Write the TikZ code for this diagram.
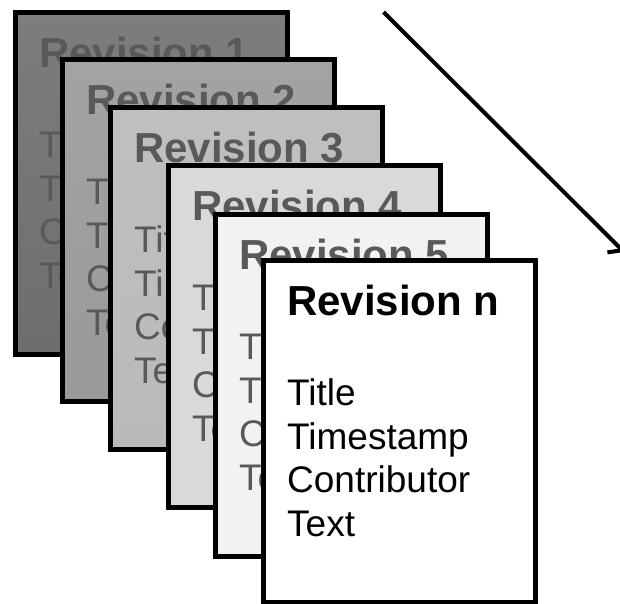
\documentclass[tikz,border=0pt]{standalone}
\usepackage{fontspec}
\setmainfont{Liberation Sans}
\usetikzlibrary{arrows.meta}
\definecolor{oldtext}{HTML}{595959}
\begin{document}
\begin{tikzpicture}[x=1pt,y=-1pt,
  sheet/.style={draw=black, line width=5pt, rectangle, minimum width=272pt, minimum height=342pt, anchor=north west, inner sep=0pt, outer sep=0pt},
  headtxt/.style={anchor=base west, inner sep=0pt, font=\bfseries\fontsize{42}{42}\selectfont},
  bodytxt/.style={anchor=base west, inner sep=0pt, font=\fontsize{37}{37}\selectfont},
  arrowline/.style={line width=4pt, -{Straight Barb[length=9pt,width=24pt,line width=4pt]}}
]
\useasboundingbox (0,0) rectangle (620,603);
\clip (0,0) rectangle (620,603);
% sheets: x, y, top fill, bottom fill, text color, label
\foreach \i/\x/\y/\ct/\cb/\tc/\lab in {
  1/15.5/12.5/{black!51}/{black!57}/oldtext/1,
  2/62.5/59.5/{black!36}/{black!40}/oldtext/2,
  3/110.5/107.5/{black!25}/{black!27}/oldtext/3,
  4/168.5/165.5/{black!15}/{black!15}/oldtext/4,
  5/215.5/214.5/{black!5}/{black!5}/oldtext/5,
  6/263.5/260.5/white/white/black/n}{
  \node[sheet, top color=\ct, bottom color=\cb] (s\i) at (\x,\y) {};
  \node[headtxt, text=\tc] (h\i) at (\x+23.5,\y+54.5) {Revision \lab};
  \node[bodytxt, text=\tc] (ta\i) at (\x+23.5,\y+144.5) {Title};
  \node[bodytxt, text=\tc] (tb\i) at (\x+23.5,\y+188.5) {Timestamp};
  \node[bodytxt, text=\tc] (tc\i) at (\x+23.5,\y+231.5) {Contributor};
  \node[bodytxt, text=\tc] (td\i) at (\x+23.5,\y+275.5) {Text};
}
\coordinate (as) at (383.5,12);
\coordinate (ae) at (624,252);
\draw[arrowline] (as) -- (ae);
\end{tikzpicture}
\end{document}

What is required =>
Quote the preceding listing precisely and completely, omitting its images.

Exercise output =>
Write the TikZ code for this diagram.
\documentclass[tikz,border=0pt]{standalone}
\usepackage{fontspec}
\setmainfont{Liberation Sans}
\usetikzlibrary{arrows.meta}
\definecolor{oldtext}{HTML}{595959}
\begin{document}
\begin{tikzpicture}[x=1pt,y=-1pt,
  sheet/.style={draw=black, line width=5pt, rectangle, minimum width=272pt, minimum height=342pt, anchor=north west, inner sep=0pt, outer sep=0pt},
  headtxt/.style={anchor=base west, inner sep=0pt, font=\bfseries\fontsize{42}{42}\selectfont},
  bodytxt/.style={anchor=base west, inner sep=0pt, font=\fontsize{37}{37}\selectfont},
  arrowline/.style={line width=4pt, -{Straight Barb[length=9pt,width=24pt,line width=4pt]}}
]
\useasboundingbox (0,0) rectangle (620,603);
\clip (0,0) rectangle (620,603);
% sheets: x, y, top fill, bottom fill, text color, label
\foreach \i/\x/\y/\ct/\cb/\tc/\lab in {
  1/15.5/12.5/{black!51}/{black!57}/oldtext/1,
  2/62.5/59.5/{black!36}/{black!40}/oldtext/2,
  3/110.5/107.5/{black!25}/{black!27}/oldtext/3,
  4/168.5/165.5/{black!15}/{black!15}/oldtext/4,
  5/215.5/214.5/{black!5}/{black!5}/oldtext/5,
  6/263.5/260.5/white/white/black/n}{
  \node[sheet, top color=\ct, bottom color=\cb] (s\i) at (\x,\y) {};
  \node[headtxt, text=\tc] (h\i) at (\x+23.5,\y+54.5) {Revision \lab};
  \node[bodytxt, text=\tc] (ta\i) at (\x+23.5,\y+144.5) {Title};
  \node[bodytxt, text=\tc] (tb\i) at (\x+23.5,\y+188.5) {Timestamp};
  \node[bodytxt, text=\tc] (tc\i) at (\x+23.5,\y+231.5) {Contributor};
  \node[bodytxt, text=\tc] (td\i) at (\x+23.5,\y+275.5) {Text};
}
\coordinate (as) at (383.5,12);
\coordinate (ae) at (624,252);
\draw[arrowline] (as) -- (ae);
\end{tikzpicture}
\end{document}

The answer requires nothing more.